La connaissance des mots du droit est tout aussi essentielle au Moyen Âge. Les Glossateurs redécouvrent une « forteresse de mots » (P. Legendre) qui vont être l’objet d’une attention renouvelée à la fin du XIe s. et au début du XIIe s. Dépassant le texte transmis, les Commentateurs adaptent aussi le droit romain aux nécessités de leur temps par exemple pour le droit des personnes, le droit des biens ou encore le droit des obligations. Du Corpus on tire des règles générales pouvant s’appliquer à des cas non prévus.

Conception, formulation et interprétation de la norme expriment quelques-unes des différentes manifestations de la contribution des juristes dans les différentes sphères du pouvoir. Les jurisconsultes des temps médiévaux et modernes comme leurs successeurs contribuent à la formation d’une science « productive ». A partir du XIXème siècle par leur rôle dans l’évolution de la législation et le travail de codification, les professeurs de droit exercent aussi quelque influence dans la construction de la norme juridique. Elle est plus ou moins diffuse tant « la doctrine ne créait pas immédiatement du droit en construisant des concepts ». La science du droit est accompagnée dans le processus de création de la norme par d’autres acteurs de la vie du droit.
L’activité notariale et l’activité judiciaire constituent des foyers normatifs en ce qu’ils ont su déployer notamment une faculté et une capacité à construire et à faire évoluer les normes juridiques aussi bien comme rédacteur qu’interprète.

Jean Hilaire a éclairé « l’existence d’un véritable droit notarial sous-jacent à l’ensemble normatif [considéré] comme le droit officiel ». Dans le processus de la création de la norme envisagée comme modèle, l’influence du notariat est à prendre en considération à partir d’usages repris dans une formule puis que l’on retrouve ensuite dans une autre norme (la loi ou la coutume).
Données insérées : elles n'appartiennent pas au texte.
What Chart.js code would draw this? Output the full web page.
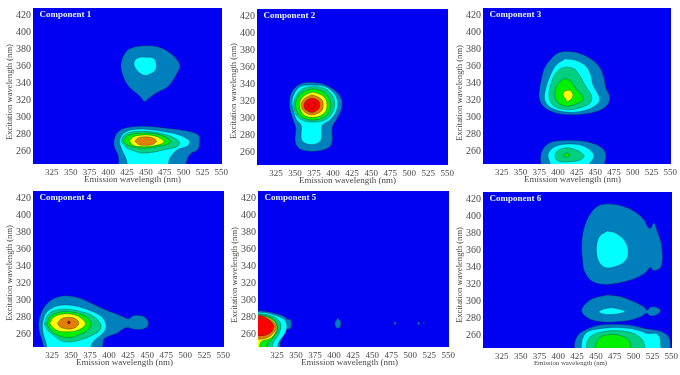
<!DOCTYPE html>
<html><head><meta charset="utf-8">
<style>
html,body{margin:0;padding:0;background:#fff;width:680px;height:375px;overflow:hidden}
canvas{position:absolute;filter:blur(0.45px)}
</style>
<script src="https://cdn.jsdelivr.net/npm/chart.js@4"></script>
</head><body>
<script>
const xTicks=[325,350,375,400,425,450,475,500,525,550];
const yTicks=[260,280,300,320,340,360,380,400,420];
const xTitle='Emission wavelength (nm)';
const yTitle='Excitation wavelength (nm)';
const levelColors=['#007fbd','#00ffff','#00d080','#00f000','#ffff00','#e08000','#ff0000','#b00000'];
// each contour: [level index, flat list of emission, excitation wavelengths]
const component1=[
[0,[446,384.5,464,383.7,482,376,495,362,490,350,479,336,464,329,453,322,448,318.7,442,325,426.5,337,418.5,352,417,364,424,378,435,383]],
[1,[450,371,460,370,464,362,462,355,455,351,449,349.5,442,352,436,358,434,364,437,369,443,371]],
[0,[414,238,413,255,408,265,408,275,413,283,425,288,450,289.5,480,287,505,284,520,279,521,270,519,262,508,256,503,245,502,238]],
[1,[426,238,424,250,418,262,415,272,420,281,432,285.5,450,286,475,283,495,279,508,272,505,266,492,262,482,252,476,238]],
[2,[417,272,421,279,432,283,450,283.5,470,281,487,276,495,270,490,265,475,262,460,259,445,258,432,261,423,265]],
[3,[420,272,425,278,436,281,452,281.5,470,279,483,272,478,268,462,265,448,263.5,433,265,424,268]],
[4,[428,272,433,277,443,279,456,279,468,276,474,271,468,268,456,266,443,265.5,433,267]],
[5,[435,272,440,276,450,277,460,275.5,464,272,460,268.5,450,267,440,268]]
];
const component2=[
[0,[372,342.5,385,341,397,336,408,328,412,319,410,308,404,298,399,290,399,275,397,268,388,263,372,261,358,263,352,268,350,275,351,288,348,297,344,308,342.5,318,345,330,352,338,362,342]],
[1,[372,339.5,388,338,400,331,406,320,404,308,396,298,386,292,385,282,384,274,378,270,372,269,365,270,359,274,358,282,358,292,352,298,348,308,346,320,350,331,358,338]],
[2,[374,338,389,335,399,327,402,316,398,305,389,298,374,295.5,359,298,351,305,348,316,352,327,360,335]],
[3,[373,335,386,332,394,325,397,316,394,306,385,300,373,298,361,300,353,307,350.5,316,354,326,362,332]],
[4,[373,331,384,328,390,323,392,316,390,308,383,303,373,301,363,303,358,308,356,316,358,323,364,328]],
[5,[372,328,381,325,386,321,387,315,385,309,380,306,372,304,365,306,360,310,358,316,360,321,365,325]],
[6,[372,324,379,322,382,319,382.5,315,381,311,378,309,372,307,366,309,363,311,361.5,315,363,319,366,322]],
[6,[372,319.5,375,318.5,376.5,315.5,375,312.5,372,311.5,369,312.5,367.5,315.5,369,318.5]]
];
const component3=[
[0,[410,378,425,376.5,442,370,455,360,461,348,464,335,469,325,467,316,458,309,440,304.5,420,303,398,305,383,311,376,320,375,330,378,345,382,358,392,370,400,376]],
[1,[410,369,425,367,438,360,444,350,447,338,455,325,455,318,445,311,430,307,415,306,400,308,388,313,382,322,384,335,390,350,398,362]],
[2,[412,359.5,422,357,430,348,436,338,445,325,443,317,432,312,415,309,400,311,391,317,388,328,391,340,397,352,405,358]],
[3,[411,346,418,342,424,334,433,325,433,320,425,316,412,313,402,316,397,322,396,330,399,338,405,344]],
[4,[412,332,417,331.5,420,327,419,323,415,319.5,412,319,410,322,407,326,408,330]],
[0,[378,238,377,255,382,265,392,271,410,273,430,272.5,448,269,460,263,464,255,462,245,460,238]],
[1,[393,238,388,250,387,257,393,264,405,268,420,268.5,435,266,446,259,448,253,442,245,440,238]],
[2,[396,256,400,261,410,264,420,263,430,259,435,254,430,250,420,248,405,247.5,398,250]],
[3,[408,256,411,258,415,257,415,254,411,253,408,254]]
];
const component4=[
[0,[316,238,312,252,308,265,308,277,314,291,325,301,341,305.5,360,303,378,296,395,289,410,284,420,280,425,278,432,282,444,281.5,451,276,451,270,444,266,432,266,424,268,418,266,410,261,400,258,393,254,391,245,380,238]],
[1,[320,238,317,250,313,262,313,275,318,286,330,293,345,294.5,362,292,378,287,390,281,396,272,395,265,388,258,380,252,376,245,375,238]],
[2,[315,272,319,282,328,288,345,289.5,362,287,378,282,389,272,387,264,378,259,365,254,350,251,338,252,328,258,319,265]],
[3,[318,272,322,280,332,285.5,347,286.5,362,284,372,279,376.5,272,372,265,362,260,348,256,335,258,325,263]],
[4,[322,273,327,280,337,283.5,348,284,358,282,366,277,369,272,364,267,356,264,345,263,333,264,326,268]],
[5,[332,273,337,278,345,280,353,279.5,359,276,360,272,356,268,348,266,340,267,335,269]],
[7,[345,274,347,276,349,274,347,272]]
];
const component5=[
[0,[292,288,310,287,325,284,335,281,338,278,343,277,343,267,338,266,335,262,331,255,329,248,328,238,292,238]],
[1,[292,286.5,312,285,327,281,335,277,338,270,335,260,328,252,322,238,292,238]],
[2,[292,285,312,283,322,280,329,274,330,268,326,258,320,250,317,238,292,238]],
[3,[292,284,310,282,320,278,325,271,325,264,319,255,312,248,310,238,292,238]],
[4,[292,284,310,281,320,276,324.5,270,323,262,316,255,304,251,300,238,292,238]],
[5,[292,283.5,308,281,318,276,323.5,270,321,262,312,256,300,254,292,254]],
[6,[292,283,306,281,316,276,320.5,270,318,263,310,259,300,258,292,258]],
[0,[405,279,408,276,409,273,408,269,405,267,402,269,401,273,402,276]],
[0,[480,275,481.5,273,480,271,478.5,273]],
[0,[511,275,512.5,273,511,271,509.5,273]],
[0,[518,275,519,274,518,273,517,274]]
];
const component6=[
[0,[465,415,482.5,413,501,406,514,396,518,389,522,386,527,392.5,531,384,537,366,537,342,527.5,336,522,340,517,335,509,330,491,324,465,320,446,323,435,335,432,350,431,366,434,386,443,404,454,413]],
[1,[465,383,475,381,485,375,491,367,493,358,491,350,484,344,472,340,462,340,455,345,451,355,451,367,455,377]],
[0,[465,307.5,480,306,497,301,513,294,518,289.5,522,293,530,293,536,289,530,284,522,283,517,286,510,282,490,277,465,275.5,445,278,434,284,431,289,434,295,445,303]],
[1,[460,291,470,292.5,480,291,489,288,480,285.5,468,284.5,458,285.5,454,288]],
[0,[422,238,422,252,428,262,440,268,455,272,475,273,495,272,515,268,530,266,542,262,548,255,549,245,549,238]],
[1,[431,238,431,252,437,263,450,267,470,269,495,268,513,264,518,262,530,262,535,257,536,248,536,238]],
[2,[438,238,438,252,445,260,458,264,475,265.5,495,263.5,508,258,514,250,514,238]],
[3,[450,238,450,250,456,258,470,261,485,259,494,254,496,247,495,238]]
];
const components=[component1,component2,component3,component4,component5,component6];
const names=['Component 1','Component 2','Component 3','Component 4','Component 5','Component 6'];
const FRAMES=[[33.3,8.3,222.7,164],[256.7,9.3,447.7,165],[483.3,8.3,671,164],[32.7,190.7,224,346.7],[257.7,190.7,449,346.7],[482.7,191.7,671.7,347.3]];
const X_TITLE_SHIFT=[5,-5,-4.6,-4,-4,-7];
const Y_TITLE_SHIFT=[6,4,7,4,6,5];
const X_TITLE_FONT=[9,9,9,9,9,6.8];
const PAD={l:34,t:8,r:11,b:27};
const toPoints=f=>{const p=[];for(let i=0;i<f.length;i+=2)p.push({x:f[i],y:f[i+1]});p.push({x:f[0],y:f[1]});return p;};
const panelPlugin={id:'panel',
 beforeDatasetsDraw(c){const a=c.chartArea,g=c.ctx;g.save();g.fillStyle='#0000f2';g.fillRect(a.left,a.top,a.width,a.height);g.restore();},
 afterDatasetsDraw(c){const a=c.chartArea,g=c.ctx,o=c.options.plugins.panel;g.save();
  g.fillStyle='#e8f4ff';g.font='bold 9px "Liberation Serif"';g.textBaseline='middle';g.textAlign='left';g.fillText(o.label,a.left+6.5,a.top+6.8);
  g.fillStyle='#4a4a4a';g.textAlign='center';
  g.font=o.xFont+'px "Liberation Serif"';g.fillText(xTitle,(a.left+a.right)/2+o.xShift,a.bottom+15.5);
  g.font='8.6px "Liberation Serif"';g.translate(a.left-23,(a.top+a.bottom)/2+o.yShift);g.rotate(-Math.PI/2);g.fillText(yTitle,0,0);
  g.restore();}
};
components.forEach((comp,i)=>{
 const fr=FRAMES[i];
 const cv=document.createElement('canvas');
 const w=Math.round(fr[2]-fr[0]+PAD.l+PAD.r),h=Math.round(fr[3]-fr[1]+PAD.t+PAD.b);
 cv.width=w;cv.height=h;cv.style.left=Math.round(fr[0]-PAD.l)+'px';cv.style.top=Math.round(fr[1]-PAD.t)+'px';cv.style.width=w+'px';cv.style.height=h+'px';
 document.body.appendChild(cv);
 new Chart(cv,{type:'scatter',plugins:[panelPlugin],
  data:{datasets:comp.map((c,k)=>({data:toPoints(c[1]),showLine:true,tension:0.35,capBezierPoints:false,pointRadius:0,fill:'shape',backgroundColor:levelColors[c[0]],borderColor:'rgba(0,30,70,0.55)',borderWidth:0.6,order:-k}))},
  options:{responsive:false,animation:false,events:[],
   layout:{padding:{left:0,top:PAD.t,right:PAD.r,bottom:0}},
   plugins:{legend:{display:false},tooltip:{enabled:false},panel:{label:names[i],xShift:X_TITLE_SHIFT[i],yShift:Y_TITLE_SHIFT[i],xFont:X_TITLE_FONT[i]}},
   scales:{
    x:{type:'linear',min:300,max:551,grid:{display:false,drawTicks:false},border:{display:false},
     afterBuildTicks:s=>{s.ticks=xTicks.map(v=>({value:v}));},
     afterFit:s=>{s.height=PAD.b;},
     ticks:{color:'#4a4a4a',font:{family:'"Liberation Serif"',size:9},padding:3,maxRotation:0,autoSkip:false,callback:v=>String(v)}},
    y:{type:'linear',min:245,max:429,grid:{display:false,drawTicks:false},border:{display:false},
     afterBuildTicks:s=>{s.ticks=yTicks.map(v=>({value:v}));},
     afterFit:s=>{s.width=PAD.l;},
     ticks:{color:'#4a4a4a',font:{family:'"Liberation Serif"',size:10},padding:2,autoSkip:false,callback:v=>String(v)}}
   }}});
});
</script>
</body></html>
Selon que l’on considère la notion de source au sens matériel ou au sens formel, le rôle de la jurisprudence a pu être apprécié de manière différente. Dans les systèmes juridiques issus du droit romain la formation de la jurisprudence, au sens moderne du terme, repose sur la répétition des décisions de justice. Ces décisions ne valent qu’inter pares. Pour autant la construction de la norme comme modèle erga omnes n’est pas absente de l’activité de juridictions. La capacité de dire le droit se présente sous diverses formes et elle renvoie à l’office du juge : appliquer le droit et être juste. Les tribunaux à partir du Moyen Âge ont constitué des foyers normatifs féconds. En ayant recours aux droits savants, ils ont contribué par exemple à combler des lacunes de la coutume. La jurisprudence des arrêts a pu s’exprimer en divers domaines (droit des obligations, régimes matrimoniaux…). Les innovations peuvent aussi être intégrées dans les coutumes rédigées ou dans la législation royale. Certaines ont été intégrées dans le Code civil.